Supplied information:
** START **
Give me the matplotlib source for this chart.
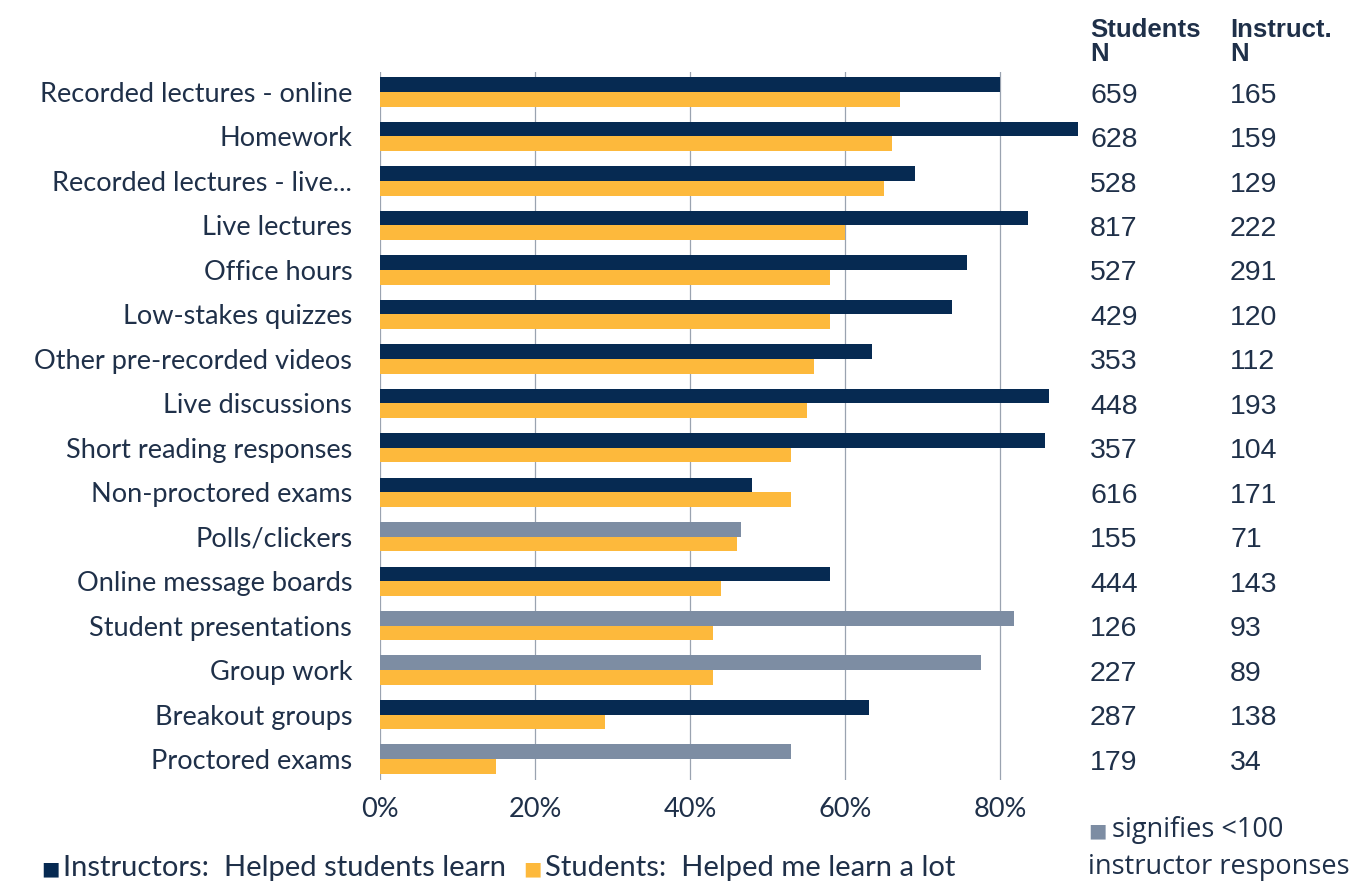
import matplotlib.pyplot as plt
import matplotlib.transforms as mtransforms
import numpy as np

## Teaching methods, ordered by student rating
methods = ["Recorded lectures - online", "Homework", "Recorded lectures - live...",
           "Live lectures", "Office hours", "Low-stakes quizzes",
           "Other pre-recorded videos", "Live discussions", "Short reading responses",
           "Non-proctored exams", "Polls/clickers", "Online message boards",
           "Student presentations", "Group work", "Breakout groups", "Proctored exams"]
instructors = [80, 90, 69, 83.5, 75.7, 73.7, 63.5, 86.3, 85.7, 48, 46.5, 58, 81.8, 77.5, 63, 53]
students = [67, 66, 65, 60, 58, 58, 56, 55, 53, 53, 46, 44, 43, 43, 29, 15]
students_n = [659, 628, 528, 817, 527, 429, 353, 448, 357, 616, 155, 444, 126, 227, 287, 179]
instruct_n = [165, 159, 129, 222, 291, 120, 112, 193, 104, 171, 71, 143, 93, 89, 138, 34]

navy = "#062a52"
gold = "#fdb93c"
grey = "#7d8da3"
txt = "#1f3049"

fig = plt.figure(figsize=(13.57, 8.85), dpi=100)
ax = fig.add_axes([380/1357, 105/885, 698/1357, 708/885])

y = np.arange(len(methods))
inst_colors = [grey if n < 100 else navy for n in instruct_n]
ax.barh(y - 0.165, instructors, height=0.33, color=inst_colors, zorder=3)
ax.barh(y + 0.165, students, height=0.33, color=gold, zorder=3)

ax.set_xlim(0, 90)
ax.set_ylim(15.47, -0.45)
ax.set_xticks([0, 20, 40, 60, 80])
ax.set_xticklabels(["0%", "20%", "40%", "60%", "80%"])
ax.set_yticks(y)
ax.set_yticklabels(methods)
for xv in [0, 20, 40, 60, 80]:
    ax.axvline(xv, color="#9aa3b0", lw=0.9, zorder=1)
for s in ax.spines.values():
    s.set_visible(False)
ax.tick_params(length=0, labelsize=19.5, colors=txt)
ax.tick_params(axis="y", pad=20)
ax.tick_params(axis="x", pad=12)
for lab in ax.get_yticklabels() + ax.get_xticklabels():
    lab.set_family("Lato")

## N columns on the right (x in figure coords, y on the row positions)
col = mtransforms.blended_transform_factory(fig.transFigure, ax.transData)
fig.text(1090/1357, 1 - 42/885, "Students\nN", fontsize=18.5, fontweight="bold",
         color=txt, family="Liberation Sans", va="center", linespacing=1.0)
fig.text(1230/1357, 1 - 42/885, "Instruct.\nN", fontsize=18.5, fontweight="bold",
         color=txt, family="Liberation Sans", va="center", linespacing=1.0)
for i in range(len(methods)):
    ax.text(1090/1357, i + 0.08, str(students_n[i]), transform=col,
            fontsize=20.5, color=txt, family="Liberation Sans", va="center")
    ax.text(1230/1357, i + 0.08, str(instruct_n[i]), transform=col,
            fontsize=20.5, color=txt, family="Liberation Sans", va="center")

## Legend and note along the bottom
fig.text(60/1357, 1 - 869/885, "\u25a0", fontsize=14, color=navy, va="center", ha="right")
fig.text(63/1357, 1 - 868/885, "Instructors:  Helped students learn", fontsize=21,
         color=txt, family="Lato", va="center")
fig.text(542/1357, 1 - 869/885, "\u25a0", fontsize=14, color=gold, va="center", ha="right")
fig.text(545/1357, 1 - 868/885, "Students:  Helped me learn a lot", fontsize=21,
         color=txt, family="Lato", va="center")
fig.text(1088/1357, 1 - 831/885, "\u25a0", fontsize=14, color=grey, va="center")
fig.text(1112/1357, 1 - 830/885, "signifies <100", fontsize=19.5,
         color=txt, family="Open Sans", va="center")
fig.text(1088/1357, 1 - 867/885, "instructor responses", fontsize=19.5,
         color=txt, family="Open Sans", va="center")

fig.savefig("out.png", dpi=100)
** END **
What you are asked to do: Go from the first line of the listing to the line holding "import numpy as np" and, please, transcribe those lines exactly, both included, with no pictures.

Task answer:
Give me the matplotlib source for this chart.
import matplotlib.pyplot as plt
import matplotlib.transforms as mtransforms
import numpy as np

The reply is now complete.